Michael Myers, MD, a physician to physicians, urges any clinician who, worn out by COVID-19, has thoughts of leaving medicine to seek counseling first.
Patient Care recently spoke with Michael Myers, MD, an expert in physician mental health, about the unprecedented psychic and emotional challenges faced by front line clinicians caring for patients infected with the SARS-CoV-2 virus.
In this short video, Myers comments on clinicians who have been so deeply affected by the pandemic conditions -either emotionally or materially - that they are ready to leave practice.
Dr Myers, speaking from his clinician point-of-view, explains how important it is--and will be going forward--to engage in treatment the clinician who is ready to leave a practice or shut the doors, evaluate the individual for a nascent mental health issue such as major depression, treat any mental illness with medication and counseling and, when they are feeling better, revisit the desire to leave their life work behind.
The following transcript has been edited for clarity.
Patient Care. So, sort of on the flip side of that we hear and see a fair amount of talk about physicians saying. “This is it, I'm, I'm leaving medicine. It's been ruined for me.” And some feel abandoned, some feel victimized, as I said earlier, by patients who won't follow precautions; many smaller solo practice or small group practice physicians are actually having to close their doors. I guess this all may add up to my question about PTSD in the wake of the crisis, which is not anywhere near over. But, from what you’ve said, it sounds to me as though there's going to be a group that will that is resilient, that will move on from this and maybe weren't as deeply touched. But for those who were, what do we have to look forward to for them?

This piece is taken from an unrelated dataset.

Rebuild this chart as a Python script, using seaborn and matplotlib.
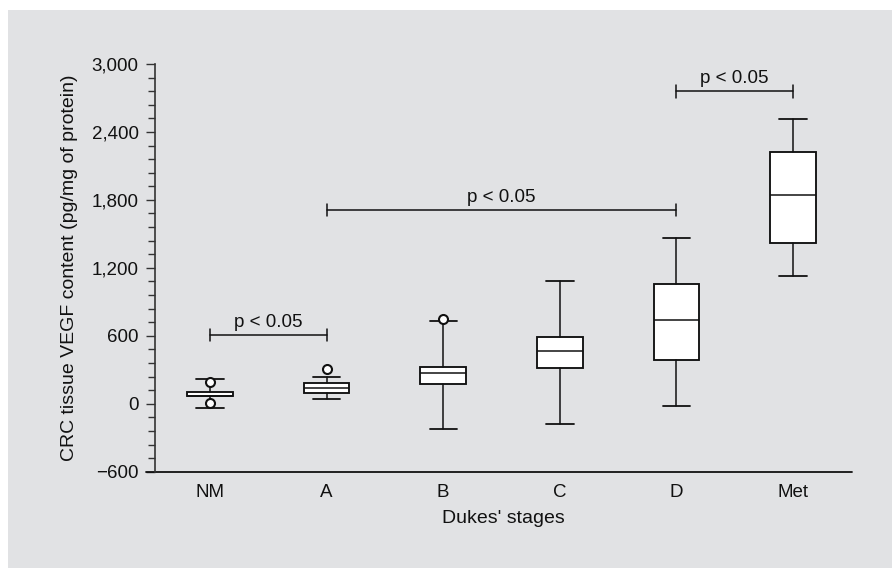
import matplotlib
matplotlib.use("Agg")
import matplotlib.pyplot as plt
from matplotlib.patches import Rectangle
from matplotlib.lines import Line2D
from matplotlib.ticker import MultipleLocator, FuncFormatter
import seaborn as sns
import pandas as pd

# ---- data ----
stages = ["NM", "A", "B", "C", "D", "Met"]
q1 = [66, 93, 175, 316, 389, 1423]
median = [66, 140, 269, 464, 743, 1846]
q3 = [104, 181, 328, 590, 1058, 2226]
whisker_low = [-36, 40, -220, -176, -19, 1131]
whisker_high = [219, 239, 734, 1082, 1464, 2515]
outlier_stage = ["NM", "NM", "A", "B"]
outlier_value = [190, 4, 307, 745]

brackets_left = ["NM", "A", "D"]
brackets_right = ["A", "D", "Met"]
brackets_y = [605, 1712, 2758]
brackets_text = ["p < 0.05", "p < 0.05", "p < 0.05"]

yticks = [-600, 0, 600, 1200, 1800, 2400, 3000]

# ---- style ----
sns.set_theme(style="ticks")
plt.rcParams["font.family"] = ["Liberation Sans", "DejaVu Sans"]
BG = "#e1e2e4"
INK = "#111111"

fig = plt.figure(figsize=(8.92, 5.68), dpi=100, facecolor="white")
fig.patches.append(Rectangle((8 / 892, 0), 1, 1 - 10 / 568, transform=fig.transFigure,
                             facecolor=BG, edgecolor="none", zorder=-10))
ax = fig.add_axes([155 / 892, 1 - 471.7 / 568, 697 / 892, (471.7 - 64) / 568])
ax.set_facecolor("none")

pos = {s: i for i, s in enumerate(stages)}
stats = []
for i, s in enumerate(stages):
    stats.append(dict(label=s, q1=q1[i], med=median[i], q3=q3[i],
                      whislo=whisker_low[i], whishi=whisker_high[i], fliers=[]))

ax.bxp(stats, positions=list(range(len(stages))), widths=0.39, capwidths=0.235,
       patch_artist=True, showfliers=False,
       boxprops=dict(facecolor="white", edgecolor=INK, linewidth=1.35),
       medianprops=dict(color=INK, linewidth=1.1),
       whiskerprops=dict(color=INK, linewidth=1.1),
       capprops=dict(color=INK, linewidth=1.3))

odf = pd.DataFrame({"x": [pos[s] for s in outlier_stage], "y": outlier_value})
sns.scatterplot(data=odf, x="x", y="y", ax=ax, s=42, marker="o",
                facecolor="white", edgecolor=INK, linewidth=1.5, zorder=5)

# significance brackets
for l, r, y, t in zip(brackets_left, brackets_right, brackets_y, brackets_text):
    x0, x1 = pos[l], pos[r]
    ax.plot([x0, x1], [y, y], color=INK, lw=1.1)
    for xx in (x0, x1):
        ax.plot([xx, xx], [y - 55, y + 55], color=INK, lw=1.1)
    ax.annotate(t, xy=((x0 + x1) / 2, y), xytext=(0, 3), textcoords="offset points",
                ha="center", va="bottom", fontsize=13.5, color=INK)

ax.set_xlim(-0.472, 5.506)
ax.set_ylim(-600, 3000)
ax.set_xticks(range(len(stages)))
ax.set_xticklabels(stages)
ax.set_yticks(yticks)
ax.yaxis.set_major_formatter(FuncFormatter(lambda v, p: ("\u2212" if v < 0 else "") + f"{abs(int(v)):,}"))
ax.yaxis.set_minor_locator(MultipleLocator(120))
ax.tick_params(axis="y", which="major", length=6.7, width=1.0, color="#333333",
               labelsize=13.5, labelcolor=INK, pad=5)
ax.tick_params(axis="y", which="minor", length=5, width=1.0, color="#333333")
ax.tick_params(axis="x", length=0, labelsize=13.5, labelcolor=INK, pad=9)

for side in ("top", "right", "bottom"):
    ax.spines[side].set_visible(False)
ax.spines["left"].set_color("#333333")
ax.spines["left"].set_linewidth(1.2)
ax.add_line(Line2D([-9 / 697, 1], [0, 0], transform=ax.transAxes, color=INK,
                   lw=1.3, clip_on=False))

ax.set_xlabel("Dukes' stages", fontsize=14, color=INK, labelpad=6)
ax.set_ylabel("CRC tissue VEGF content (pg/mg of protein)", fontsize=14, color=INK, labelpad=10)

fig.savefig("out.png", dpi=100, facecolor=fig.get_facecolor())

Michael F. Myers, MD Professor of Clinical Psychiatry, immediate past Vice-Chair of Education and Director of Training Department of Psychiatry & Behavioral Sciences , SUNY-Downstate Medical Center, Brooklyn, NY.
Myers. Well, what I would suggest in a situation like that, and I'm, now I've got my clinician cap on, because when I was in private practice, it wasn't unusual for me at all to have a new patient come in and describe exactly sort of what you were saying; it was before the pandemic, but, in a sense, they’re sort of saying, “Should I give it all up? I feel like I need to, I want to,” etc, etc. And it became my job to help them sort that up. Because what I wanted to make sure, of course, was that they weren't perhaps, maybe slipping into what we call a clinical depression, a major depression, or some other type of illness that was contributing to the way they were feeling. So, in other words, when and if that was the case, and we successfully treated it, then their vision and their outlook was quite different. They say, “You know, now that I'm feeling better, I've got my mojo back. Yes, yes, my work is stressful, but I don't think I need, I don't think I need to leave it, or I don't think I need to retire completely. I think I need to make some changes, because so much of this, I think, got me into trouble in the first place. But I'm going to I'm going to, I'm going to have a second look at that,” that sort of thing.
I would suggest that anybody who's considering that would you know, there are physician coaches out there, they also assist with something like that. And because this is often the person's life work, and they want to make sure that if they are going to…others are very clear. They feel they feel done, you know, “I’ve given many years to this, I'm going to retire early and I’m going to become a farmer.”